What you need to do -> Copy out all lines that hold "this".

Input records ->
============================================================
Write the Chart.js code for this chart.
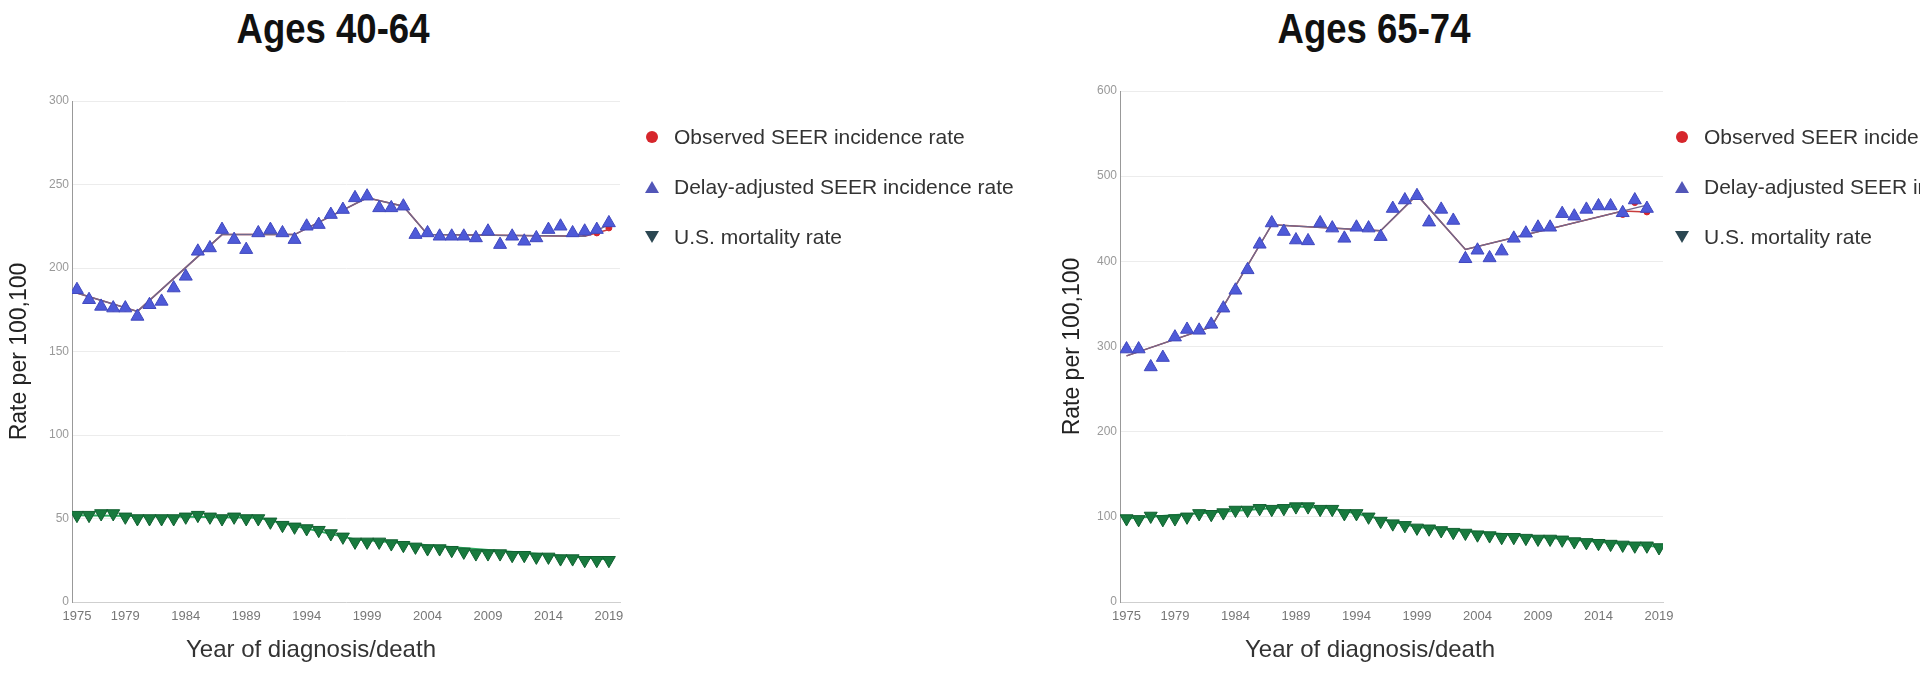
============================================================
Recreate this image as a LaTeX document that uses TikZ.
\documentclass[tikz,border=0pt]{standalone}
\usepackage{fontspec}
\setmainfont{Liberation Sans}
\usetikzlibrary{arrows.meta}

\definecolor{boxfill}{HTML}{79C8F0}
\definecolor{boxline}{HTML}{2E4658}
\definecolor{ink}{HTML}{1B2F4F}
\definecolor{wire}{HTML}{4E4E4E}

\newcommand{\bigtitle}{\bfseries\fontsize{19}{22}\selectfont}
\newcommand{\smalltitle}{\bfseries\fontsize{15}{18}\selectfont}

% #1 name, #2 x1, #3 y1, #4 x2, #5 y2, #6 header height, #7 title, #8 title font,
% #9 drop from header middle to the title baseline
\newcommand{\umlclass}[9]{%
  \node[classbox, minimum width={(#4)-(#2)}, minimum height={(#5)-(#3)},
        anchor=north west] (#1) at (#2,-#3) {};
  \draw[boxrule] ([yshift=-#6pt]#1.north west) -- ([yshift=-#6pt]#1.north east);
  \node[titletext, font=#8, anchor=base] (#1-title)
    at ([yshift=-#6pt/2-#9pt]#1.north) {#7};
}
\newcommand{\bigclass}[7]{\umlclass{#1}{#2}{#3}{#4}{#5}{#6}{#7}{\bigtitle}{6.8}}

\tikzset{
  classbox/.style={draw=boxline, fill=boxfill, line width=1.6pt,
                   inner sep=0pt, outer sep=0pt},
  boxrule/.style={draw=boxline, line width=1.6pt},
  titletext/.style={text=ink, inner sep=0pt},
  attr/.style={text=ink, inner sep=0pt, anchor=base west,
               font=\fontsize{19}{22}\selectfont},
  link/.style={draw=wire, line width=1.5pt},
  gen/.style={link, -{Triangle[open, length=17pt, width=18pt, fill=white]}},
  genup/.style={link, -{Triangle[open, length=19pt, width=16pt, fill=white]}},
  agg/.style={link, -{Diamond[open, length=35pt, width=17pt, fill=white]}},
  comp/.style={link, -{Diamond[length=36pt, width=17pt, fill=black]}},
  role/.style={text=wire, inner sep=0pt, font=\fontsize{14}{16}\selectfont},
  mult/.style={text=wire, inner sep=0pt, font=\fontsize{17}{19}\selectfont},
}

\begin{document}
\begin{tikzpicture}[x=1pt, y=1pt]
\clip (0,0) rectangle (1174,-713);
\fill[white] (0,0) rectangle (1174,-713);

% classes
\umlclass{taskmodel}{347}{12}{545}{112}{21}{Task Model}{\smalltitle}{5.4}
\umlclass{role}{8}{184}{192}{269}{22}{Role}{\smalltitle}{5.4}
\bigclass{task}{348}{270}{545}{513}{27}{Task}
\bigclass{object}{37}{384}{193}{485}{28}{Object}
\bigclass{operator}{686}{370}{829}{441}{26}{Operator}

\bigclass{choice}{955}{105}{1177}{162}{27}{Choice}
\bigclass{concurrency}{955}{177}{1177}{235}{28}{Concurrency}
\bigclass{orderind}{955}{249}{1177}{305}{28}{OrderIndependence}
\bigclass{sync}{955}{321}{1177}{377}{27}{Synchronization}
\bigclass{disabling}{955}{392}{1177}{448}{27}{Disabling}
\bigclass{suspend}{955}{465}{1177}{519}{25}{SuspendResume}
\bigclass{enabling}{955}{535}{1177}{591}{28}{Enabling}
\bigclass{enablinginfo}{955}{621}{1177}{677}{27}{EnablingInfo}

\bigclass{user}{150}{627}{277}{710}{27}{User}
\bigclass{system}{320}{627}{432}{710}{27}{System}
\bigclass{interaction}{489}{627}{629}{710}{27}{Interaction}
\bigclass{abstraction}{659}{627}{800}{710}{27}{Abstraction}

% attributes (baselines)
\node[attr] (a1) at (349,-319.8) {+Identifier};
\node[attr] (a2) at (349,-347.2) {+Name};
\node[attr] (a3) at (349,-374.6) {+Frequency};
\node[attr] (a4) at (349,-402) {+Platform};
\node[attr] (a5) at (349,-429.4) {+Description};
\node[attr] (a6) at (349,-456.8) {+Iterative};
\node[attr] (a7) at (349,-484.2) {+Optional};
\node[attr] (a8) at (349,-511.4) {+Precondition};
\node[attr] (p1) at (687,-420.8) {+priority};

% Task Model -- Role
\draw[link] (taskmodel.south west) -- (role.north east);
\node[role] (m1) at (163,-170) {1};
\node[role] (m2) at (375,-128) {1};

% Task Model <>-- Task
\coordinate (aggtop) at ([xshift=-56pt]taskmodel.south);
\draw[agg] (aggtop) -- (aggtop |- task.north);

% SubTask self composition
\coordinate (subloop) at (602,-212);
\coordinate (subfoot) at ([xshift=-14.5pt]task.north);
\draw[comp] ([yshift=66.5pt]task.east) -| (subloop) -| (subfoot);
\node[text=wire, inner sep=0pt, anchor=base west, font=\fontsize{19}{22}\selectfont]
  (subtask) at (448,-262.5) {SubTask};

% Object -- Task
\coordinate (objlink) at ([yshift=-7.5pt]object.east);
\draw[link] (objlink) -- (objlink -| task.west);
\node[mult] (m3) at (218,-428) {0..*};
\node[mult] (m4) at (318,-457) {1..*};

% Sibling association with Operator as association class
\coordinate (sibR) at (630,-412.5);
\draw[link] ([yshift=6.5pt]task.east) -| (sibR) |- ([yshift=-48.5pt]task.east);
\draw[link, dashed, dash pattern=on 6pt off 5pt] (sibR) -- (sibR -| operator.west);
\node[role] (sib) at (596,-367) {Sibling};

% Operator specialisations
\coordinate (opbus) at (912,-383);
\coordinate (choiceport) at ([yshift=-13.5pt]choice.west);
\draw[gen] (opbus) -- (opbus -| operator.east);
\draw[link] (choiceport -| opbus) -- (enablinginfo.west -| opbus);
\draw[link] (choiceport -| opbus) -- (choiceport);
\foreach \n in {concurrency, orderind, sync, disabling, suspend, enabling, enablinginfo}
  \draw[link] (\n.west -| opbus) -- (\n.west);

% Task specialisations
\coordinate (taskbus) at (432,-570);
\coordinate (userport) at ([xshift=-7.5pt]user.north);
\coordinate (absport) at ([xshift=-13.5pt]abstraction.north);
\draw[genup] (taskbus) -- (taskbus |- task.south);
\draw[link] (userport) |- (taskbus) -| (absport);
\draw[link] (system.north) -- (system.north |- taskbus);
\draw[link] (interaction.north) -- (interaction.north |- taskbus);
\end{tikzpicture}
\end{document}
============================================================
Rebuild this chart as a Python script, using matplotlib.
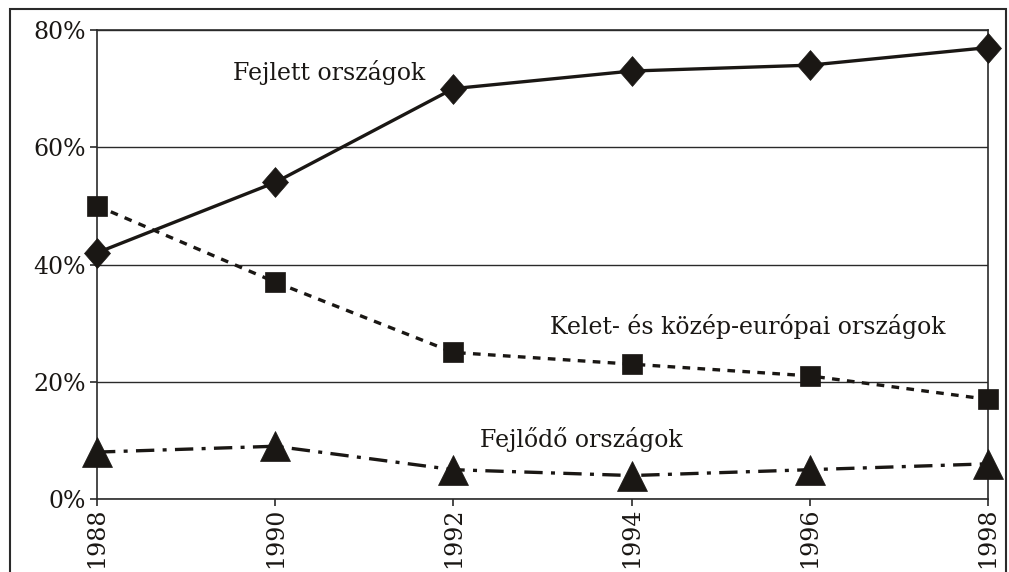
============================================================
Task response ->
Write the Chart.js code for this chart.
Recreate this image as a LaTeX document that uses TikZ.
Rebuild this chart as a Python script, using matplotlib.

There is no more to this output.